When a call comes in for a bad crash or a dangerous home birth in Putnam County, paramedics are no longer just bringing bandages and oxygen. Putnam County EMS in Cookeville is now carrying blood on its ambulances and can start transfusions in the field before patients ever see an emergency room. Several units are outfitted with climate-controlled coolers and inline warmers so medics can deliver blood to crash scenes, home births, and other life-threatening calls, all with the goal of cutting the time to first transfusion on runs where minutes can mean the difference between life and death.
What Changed in Putnam County
Putnam County has joined roughly half a dozen Tennessee counties that already offer prehospital blood, and local ambulances now carry specialized coolers and warmers that keep units within the strict temperature range required for safe use, according to WSMV. The station reported that the program comes with an annual tab of about $25,000 for blood products, storage, and training.
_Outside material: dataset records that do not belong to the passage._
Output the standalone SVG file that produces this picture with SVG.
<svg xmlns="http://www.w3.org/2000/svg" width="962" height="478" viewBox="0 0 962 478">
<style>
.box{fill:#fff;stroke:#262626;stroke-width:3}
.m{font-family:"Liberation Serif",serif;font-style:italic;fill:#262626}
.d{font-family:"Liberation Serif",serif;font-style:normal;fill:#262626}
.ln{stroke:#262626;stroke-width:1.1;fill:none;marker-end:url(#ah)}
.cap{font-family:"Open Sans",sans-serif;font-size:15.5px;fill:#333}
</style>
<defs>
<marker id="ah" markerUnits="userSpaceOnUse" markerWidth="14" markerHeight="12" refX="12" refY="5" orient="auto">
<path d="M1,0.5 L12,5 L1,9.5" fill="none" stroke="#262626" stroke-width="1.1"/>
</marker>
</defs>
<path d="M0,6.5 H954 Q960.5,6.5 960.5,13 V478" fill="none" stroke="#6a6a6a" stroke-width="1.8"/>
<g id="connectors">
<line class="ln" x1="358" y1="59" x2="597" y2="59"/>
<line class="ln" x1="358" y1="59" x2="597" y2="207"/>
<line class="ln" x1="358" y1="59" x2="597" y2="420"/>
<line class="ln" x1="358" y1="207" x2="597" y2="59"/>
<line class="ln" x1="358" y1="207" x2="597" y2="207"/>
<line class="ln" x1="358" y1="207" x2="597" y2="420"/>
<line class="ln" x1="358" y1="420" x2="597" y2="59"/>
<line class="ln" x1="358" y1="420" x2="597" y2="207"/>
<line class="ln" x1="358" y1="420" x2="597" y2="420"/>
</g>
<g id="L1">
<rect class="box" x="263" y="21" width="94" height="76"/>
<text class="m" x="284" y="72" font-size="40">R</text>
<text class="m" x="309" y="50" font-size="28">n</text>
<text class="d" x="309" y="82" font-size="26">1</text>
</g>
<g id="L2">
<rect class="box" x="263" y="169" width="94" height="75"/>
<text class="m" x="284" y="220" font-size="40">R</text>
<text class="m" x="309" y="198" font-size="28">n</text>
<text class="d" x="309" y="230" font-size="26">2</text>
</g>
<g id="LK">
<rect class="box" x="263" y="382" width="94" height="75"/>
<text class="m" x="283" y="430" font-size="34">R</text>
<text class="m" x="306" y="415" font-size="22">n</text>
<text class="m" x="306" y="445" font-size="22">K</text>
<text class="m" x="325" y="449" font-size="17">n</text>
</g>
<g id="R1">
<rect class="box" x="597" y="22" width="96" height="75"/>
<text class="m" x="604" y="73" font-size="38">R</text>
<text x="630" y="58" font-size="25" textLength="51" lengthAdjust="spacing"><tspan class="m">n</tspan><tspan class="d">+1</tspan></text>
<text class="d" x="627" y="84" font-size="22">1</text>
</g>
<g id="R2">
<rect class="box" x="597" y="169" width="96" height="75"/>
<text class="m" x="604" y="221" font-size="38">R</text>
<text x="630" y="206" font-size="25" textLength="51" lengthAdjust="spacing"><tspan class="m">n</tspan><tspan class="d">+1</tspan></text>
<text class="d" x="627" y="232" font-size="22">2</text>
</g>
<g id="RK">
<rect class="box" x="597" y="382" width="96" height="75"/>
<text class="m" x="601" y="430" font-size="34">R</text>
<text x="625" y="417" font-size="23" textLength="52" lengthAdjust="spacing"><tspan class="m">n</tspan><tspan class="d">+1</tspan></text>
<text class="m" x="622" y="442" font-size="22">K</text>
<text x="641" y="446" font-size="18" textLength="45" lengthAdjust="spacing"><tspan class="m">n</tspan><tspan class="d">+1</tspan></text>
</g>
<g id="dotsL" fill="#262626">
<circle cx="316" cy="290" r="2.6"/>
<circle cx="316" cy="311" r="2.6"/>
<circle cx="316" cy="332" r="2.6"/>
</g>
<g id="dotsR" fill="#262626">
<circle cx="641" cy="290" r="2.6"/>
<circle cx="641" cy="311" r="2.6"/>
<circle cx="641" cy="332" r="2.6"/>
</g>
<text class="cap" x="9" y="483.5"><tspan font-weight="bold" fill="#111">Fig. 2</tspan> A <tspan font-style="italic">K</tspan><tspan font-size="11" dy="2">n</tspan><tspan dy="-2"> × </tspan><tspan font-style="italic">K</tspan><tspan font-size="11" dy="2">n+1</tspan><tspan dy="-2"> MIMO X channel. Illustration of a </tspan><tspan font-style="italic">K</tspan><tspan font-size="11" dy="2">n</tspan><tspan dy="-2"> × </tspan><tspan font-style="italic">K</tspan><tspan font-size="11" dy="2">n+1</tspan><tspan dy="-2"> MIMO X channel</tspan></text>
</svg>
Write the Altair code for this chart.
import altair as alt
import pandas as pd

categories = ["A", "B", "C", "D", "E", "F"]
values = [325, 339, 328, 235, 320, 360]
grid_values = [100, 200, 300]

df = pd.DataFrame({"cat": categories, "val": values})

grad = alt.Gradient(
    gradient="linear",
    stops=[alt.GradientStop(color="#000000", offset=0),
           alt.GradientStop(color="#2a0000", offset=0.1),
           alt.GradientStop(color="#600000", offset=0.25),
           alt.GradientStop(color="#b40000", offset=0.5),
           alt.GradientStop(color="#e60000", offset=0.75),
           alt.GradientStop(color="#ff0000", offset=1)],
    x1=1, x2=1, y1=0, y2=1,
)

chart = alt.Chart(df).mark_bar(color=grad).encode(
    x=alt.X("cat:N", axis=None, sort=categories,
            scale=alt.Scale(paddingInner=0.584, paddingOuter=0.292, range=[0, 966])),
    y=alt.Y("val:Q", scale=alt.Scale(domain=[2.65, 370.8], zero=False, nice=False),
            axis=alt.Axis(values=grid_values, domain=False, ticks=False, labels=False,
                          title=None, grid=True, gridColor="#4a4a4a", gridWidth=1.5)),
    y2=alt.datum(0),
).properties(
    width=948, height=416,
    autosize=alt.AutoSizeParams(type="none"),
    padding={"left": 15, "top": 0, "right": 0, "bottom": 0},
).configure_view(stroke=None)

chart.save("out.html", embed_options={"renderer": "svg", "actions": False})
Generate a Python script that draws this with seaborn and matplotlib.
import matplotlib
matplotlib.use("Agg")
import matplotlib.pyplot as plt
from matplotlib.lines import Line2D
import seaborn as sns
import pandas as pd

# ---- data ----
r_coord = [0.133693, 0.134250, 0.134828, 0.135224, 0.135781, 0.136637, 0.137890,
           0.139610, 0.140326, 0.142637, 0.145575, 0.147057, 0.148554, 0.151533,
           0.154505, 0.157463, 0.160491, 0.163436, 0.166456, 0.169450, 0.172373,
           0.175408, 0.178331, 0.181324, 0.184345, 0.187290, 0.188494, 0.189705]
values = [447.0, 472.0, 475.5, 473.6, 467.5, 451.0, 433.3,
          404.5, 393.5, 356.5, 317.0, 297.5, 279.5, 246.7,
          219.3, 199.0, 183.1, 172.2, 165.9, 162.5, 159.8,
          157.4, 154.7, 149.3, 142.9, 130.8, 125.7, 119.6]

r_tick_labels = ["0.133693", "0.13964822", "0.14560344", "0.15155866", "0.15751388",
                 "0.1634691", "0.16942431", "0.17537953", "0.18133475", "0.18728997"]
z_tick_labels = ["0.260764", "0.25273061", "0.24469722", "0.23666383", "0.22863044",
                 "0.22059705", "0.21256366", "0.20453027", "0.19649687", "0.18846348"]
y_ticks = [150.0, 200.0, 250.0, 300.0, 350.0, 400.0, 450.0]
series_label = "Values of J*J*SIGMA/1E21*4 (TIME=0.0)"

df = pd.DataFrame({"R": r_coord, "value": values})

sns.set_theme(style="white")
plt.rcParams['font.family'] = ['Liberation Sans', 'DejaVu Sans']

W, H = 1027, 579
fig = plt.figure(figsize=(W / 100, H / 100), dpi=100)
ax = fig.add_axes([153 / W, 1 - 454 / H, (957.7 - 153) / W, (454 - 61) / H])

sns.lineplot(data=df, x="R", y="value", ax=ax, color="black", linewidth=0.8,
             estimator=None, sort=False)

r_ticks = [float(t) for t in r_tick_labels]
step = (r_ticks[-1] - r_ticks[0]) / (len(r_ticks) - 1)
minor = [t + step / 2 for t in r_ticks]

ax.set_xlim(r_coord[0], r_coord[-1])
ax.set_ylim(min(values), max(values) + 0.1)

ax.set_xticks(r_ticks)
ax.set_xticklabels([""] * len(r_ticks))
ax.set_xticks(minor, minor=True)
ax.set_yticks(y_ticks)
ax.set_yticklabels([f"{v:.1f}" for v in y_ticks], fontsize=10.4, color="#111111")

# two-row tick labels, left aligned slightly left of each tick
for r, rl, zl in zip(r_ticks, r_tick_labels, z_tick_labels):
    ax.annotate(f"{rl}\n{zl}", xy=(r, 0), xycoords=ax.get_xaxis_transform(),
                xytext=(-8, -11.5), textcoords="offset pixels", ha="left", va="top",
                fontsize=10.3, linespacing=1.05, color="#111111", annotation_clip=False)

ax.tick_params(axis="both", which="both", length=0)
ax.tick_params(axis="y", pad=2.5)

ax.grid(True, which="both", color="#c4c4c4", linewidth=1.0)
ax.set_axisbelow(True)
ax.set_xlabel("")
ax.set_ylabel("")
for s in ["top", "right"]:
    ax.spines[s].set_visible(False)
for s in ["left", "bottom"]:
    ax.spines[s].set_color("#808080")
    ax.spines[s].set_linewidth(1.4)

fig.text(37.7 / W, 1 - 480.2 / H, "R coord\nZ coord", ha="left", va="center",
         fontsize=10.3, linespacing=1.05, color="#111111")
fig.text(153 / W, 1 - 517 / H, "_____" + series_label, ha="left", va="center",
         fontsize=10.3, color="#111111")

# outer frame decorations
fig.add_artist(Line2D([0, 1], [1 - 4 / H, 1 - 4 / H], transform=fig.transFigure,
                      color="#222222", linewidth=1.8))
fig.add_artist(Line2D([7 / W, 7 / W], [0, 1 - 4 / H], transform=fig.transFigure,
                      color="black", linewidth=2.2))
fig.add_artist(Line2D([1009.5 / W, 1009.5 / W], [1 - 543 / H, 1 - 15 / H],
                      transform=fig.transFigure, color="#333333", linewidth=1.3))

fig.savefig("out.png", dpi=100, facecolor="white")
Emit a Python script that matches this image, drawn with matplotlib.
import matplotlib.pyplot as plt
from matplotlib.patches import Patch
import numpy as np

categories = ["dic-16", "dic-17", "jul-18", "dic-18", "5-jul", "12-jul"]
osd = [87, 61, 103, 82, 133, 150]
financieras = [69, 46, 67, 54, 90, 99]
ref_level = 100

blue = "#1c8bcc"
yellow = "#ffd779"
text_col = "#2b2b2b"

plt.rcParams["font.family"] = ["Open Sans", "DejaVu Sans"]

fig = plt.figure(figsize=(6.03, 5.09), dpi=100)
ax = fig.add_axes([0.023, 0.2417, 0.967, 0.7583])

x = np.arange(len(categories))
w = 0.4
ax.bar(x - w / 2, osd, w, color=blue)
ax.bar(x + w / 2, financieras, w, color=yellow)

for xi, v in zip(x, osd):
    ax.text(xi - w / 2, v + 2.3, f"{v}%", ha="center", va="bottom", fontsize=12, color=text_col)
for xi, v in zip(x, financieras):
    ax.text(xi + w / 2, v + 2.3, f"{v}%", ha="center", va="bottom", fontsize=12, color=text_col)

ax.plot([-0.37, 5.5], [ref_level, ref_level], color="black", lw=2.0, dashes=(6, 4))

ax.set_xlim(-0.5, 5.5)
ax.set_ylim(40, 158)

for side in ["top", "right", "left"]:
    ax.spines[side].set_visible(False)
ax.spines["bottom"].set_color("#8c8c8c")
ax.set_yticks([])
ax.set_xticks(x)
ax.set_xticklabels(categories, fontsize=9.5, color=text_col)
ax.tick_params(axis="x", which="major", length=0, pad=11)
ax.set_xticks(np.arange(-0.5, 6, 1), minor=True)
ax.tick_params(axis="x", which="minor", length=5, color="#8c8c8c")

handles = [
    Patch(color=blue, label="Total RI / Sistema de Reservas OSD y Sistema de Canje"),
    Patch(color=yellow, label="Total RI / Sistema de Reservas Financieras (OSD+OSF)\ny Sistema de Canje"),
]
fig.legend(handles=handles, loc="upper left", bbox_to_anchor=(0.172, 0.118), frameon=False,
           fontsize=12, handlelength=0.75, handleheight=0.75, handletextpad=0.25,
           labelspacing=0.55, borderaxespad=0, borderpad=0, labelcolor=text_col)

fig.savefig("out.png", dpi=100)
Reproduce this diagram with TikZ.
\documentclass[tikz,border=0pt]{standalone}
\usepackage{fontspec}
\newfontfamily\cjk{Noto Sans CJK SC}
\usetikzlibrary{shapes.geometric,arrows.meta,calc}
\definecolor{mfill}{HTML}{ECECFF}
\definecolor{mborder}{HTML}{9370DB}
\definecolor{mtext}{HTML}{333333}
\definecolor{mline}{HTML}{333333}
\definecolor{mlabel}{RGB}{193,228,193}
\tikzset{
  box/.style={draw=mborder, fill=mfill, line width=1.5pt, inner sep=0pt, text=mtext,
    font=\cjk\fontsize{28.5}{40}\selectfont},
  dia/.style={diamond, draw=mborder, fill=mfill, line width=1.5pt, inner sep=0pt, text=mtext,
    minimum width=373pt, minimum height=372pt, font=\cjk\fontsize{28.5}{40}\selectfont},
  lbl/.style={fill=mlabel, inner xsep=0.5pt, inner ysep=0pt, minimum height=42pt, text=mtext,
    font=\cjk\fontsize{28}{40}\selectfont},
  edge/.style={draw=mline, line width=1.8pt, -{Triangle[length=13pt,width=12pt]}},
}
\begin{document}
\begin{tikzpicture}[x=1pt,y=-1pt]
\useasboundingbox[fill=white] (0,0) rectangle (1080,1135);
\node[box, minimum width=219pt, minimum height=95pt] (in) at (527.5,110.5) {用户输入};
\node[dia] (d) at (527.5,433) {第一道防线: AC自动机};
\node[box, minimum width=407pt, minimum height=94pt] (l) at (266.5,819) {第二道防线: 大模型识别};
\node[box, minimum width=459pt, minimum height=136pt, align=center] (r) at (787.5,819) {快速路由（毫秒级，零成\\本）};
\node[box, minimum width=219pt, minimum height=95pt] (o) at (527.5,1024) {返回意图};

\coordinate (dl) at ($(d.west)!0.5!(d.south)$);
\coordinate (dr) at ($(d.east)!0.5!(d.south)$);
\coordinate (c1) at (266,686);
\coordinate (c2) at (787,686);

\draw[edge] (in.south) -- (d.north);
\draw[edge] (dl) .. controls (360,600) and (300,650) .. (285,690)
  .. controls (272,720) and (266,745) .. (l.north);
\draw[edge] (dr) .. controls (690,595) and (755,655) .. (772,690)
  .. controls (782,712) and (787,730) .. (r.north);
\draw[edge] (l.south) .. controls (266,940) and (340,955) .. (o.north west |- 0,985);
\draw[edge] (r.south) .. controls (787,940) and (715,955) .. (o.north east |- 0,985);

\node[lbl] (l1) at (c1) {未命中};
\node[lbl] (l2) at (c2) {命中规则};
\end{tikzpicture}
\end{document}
Blood for both Putnam and nearby Williamson County will come through a partnership with Blood Assurance.
Where the Blood Comes From
Putnam County’s blood supply will be managed through a partnership with Blood Assurance, a regional blood center that serves hospitals across Tennessee and neighboring states. Blood centers and partner hospitals typically rotate units, maintain detailed temperature logs, and require ongoing clinician training, steps that add recurring cost and operational complexity to any prehospital transfusion program.
Local Precedent and Lifesaving Examples
Williamson Health EMS in Brentwood, an early adopter in Middle Tennessee, used an in-ambulance transfusion during a 2024 premature home birth that local staff credit with saving a mother and her newborn. Michael Wallace, chief of Williamson Health EMS, told WSMV that crews “never give the product unless it’s life-threatening,” underscoring that transfusions are reserved for the most critical calls.
National Context and What to Watch
Prehospital transfusion is still relatively rare across the country, but it is spreading as studies and pilot programs suggest early blood can improve survival for patients with severe hemorrhage. The Prehospital Blood Transfusion Coalition monitors state scope-of-practice rules and program rollouts. National trade outlets have documented how counties set up these services and the training, supply, and dispatch challenges that come with them, including resources from the Prehospital Transfusion Initiative Coalition and recent reporting on similar county programs by EMS1. Local officials say they will be watching donation levels and hospital exchange arrangements closely as other Mid-State counties prepare to launch programs of their own.